Pero Olarte se olió la tostada, entendió que se iba a quedar fuera de la partida y, en uno de sus míticos requiebros, apostó públicamente por rejuvenecer de verdad el liderazgo de los nacionalistas, proponiendo como su sucesor y candidato de CC a un joven doctor llamado Román Rodríguez. Así, Gran Canaria tuvo su presidente… y no sería Mauricio.
Hacía años que Lorenzo Olarte ya formaba parte de mi paisaje periodístico, le tomaba declaraciones aquí y allá, pero no fue hasta el verano de 1996 que comencé a conocerlo, a él y a María, muy de cerca, casi en su última etapa política. Entonces escribí un pequeño texto donde exponía que las azafatas en el pabellón de Canarias en Atlanta no conocían las islas y ni siquiera sabían dónde estaban en el mapa. Si no puedes con el enemigo únete a él, debió pensar, y eso hizo, me llevó a su gabinete. Me vino bien ese baño de realidad para entender los complejos mecanismos de la administración, tan distinta de la vida en la calle, y contemplar atónito el arte de la política de la mano de uno de los mayores dinosaurios que he conocido en toda mi vida.

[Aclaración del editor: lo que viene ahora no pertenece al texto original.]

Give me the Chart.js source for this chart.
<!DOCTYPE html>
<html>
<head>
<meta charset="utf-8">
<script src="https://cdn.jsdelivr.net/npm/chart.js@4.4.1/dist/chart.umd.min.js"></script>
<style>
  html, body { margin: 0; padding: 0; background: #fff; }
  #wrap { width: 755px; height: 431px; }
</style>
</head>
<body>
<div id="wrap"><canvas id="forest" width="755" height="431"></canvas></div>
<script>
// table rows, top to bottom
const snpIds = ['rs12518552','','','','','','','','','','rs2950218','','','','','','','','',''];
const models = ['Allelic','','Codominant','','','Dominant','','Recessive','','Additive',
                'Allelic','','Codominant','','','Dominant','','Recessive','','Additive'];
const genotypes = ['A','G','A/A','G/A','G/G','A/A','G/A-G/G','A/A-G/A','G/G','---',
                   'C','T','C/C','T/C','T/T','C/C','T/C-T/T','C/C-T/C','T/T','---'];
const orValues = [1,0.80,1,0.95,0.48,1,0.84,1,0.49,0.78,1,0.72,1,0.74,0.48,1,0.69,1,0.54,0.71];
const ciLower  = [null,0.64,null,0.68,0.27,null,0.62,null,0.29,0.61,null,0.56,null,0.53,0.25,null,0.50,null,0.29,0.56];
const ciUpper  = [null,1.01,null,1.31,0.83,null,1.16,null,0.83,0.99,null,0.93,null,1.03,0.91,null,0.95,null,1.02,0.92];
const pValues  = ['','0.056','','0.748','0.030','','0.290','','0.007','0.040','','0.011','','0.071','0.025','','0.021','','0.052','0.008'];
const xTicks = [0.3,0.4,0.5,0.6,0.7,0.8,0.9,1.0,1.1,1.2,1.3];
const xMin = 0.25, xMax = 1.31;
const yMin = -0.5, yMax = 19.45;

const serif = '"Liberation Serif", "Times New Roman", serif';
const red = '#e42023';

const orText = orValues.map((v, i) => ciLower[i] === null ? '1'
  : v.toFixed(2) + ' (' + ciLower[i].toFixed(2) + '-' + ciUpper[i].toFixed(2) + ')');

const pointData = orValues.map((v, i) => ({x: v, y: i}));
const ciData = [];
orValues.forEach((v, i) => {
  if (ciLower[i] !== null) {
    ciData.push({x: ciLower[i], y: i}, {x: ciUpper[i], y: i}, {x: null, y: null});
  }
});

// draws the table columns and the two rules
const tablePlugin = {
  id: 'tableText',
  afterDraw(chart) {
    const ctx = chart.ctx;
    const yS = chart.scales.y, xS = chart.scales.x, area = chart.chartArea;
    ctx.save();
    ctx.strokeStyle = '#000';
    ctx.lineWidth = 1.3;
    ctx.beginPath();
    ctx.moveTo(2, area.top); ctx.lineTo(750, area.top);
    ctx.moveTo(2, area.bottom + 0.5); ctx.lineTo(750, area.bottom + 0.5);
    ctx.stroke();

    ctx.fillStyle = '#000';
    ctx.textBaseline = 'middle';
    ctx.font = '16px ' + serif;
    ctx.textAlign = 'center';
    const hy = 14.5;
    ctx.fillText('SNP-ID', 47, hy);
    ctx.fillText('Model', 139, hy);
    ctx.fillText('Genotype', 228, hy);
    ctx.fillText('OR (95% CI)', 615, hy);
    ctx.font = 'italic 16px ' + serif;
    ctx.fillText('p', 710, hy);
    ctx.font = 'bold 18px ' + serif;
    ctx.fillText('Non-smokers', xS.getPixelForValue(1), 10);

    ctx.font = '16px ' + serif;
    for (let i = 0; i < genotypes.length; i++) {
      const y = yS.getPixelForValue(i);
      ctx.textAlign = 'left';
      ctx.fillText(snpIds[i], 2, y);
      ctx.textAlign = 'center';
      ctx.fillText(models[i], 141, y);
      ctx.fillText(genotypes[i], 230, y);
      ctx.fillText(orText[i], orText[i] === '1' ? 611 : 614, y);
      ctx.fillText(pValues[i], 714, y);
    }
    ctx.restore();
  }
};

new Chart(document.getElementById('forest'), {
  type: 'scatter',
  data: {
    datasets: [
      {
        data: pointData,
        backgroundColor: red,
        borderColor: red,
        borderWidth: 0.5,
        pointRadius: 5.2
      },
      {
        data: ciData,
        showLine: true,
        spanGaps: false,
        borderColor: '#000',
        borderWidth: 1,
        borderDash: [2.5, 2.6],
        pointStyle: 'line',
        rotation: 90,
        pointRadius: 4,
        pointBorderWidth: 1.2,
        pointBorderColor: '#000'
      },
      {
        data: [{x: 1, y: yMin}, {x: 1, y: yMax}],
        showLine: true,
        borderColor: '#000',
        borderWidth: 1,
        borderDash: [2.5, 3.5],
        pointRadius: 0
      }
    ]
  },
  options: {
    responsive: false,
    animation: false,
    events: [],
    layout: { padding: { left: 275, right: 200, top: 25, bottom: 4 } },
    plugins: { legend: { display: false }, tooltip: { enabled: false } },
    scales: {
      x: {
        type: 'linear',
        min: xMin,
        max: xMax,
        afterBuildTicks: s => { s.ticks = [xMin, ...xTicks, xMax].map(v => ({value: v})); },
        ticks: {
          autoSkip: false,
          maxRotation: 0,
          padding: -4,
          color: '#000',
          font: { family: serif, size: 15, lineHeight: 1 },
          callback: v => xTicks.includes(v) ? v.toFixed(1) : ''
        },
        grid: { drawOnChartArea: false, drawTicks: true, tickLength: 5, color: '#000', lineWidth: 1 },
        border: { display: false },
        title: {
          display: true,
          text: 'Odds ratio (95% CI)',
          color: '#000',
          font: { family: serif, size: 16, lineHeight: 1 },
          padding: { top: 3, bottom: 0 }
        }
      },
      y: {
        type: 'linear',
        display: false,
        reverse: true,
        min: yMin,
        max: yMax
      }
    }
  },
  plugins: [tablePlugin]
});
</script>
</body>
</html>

Como jefe, muchos compañeros pueden certificarlo, Olarte era extenuante, apretaba hasta el límite en la madrugada, fines de semana, festivos, nunca tenía suficiente, te pillaba siempre en un renuncio por mucho que tuvieras el tema preparado, ya fuera el precio del petróleo ese día o las claves del titular del último artículo de Magaly, Teresa o de Mapi. Estaba de vuelta mil veces antes que yo, se adelantaba días, semanas y meses a cualquier crisis, y sus broncas se hicieron legendarias; hacían temblar un avión entero en pleno vuelo, los cimientos de Presidencia del Gobierno o todo Fitur, rodeados de cientos de personas.
Pero, como compensación, a su lado eras intocable. Nadie te podía poner la mano encima, perder el respeto o hacerte la mínima. Pertenecer a su equipo era suscribir un contrato de lealtad máxima por su parte, un auténtico pacto de caballeros, te defendía con uñas y dientes, como la leona a su camada, ante quien fuera. Exigía para los suyos el mismo tratamiento que para él. Fue siempre muy cercano, atento, pendiente de cualquier necesidad que tuvieras o de tus familiares, por mínima que fuera.
No ha tenido el final que merece su trayectoria y su legado.
Pagaría por escuchar las cuitas entre él y Jerónimo Saavedra, ahora que se vuelven a encontrar, una vez más.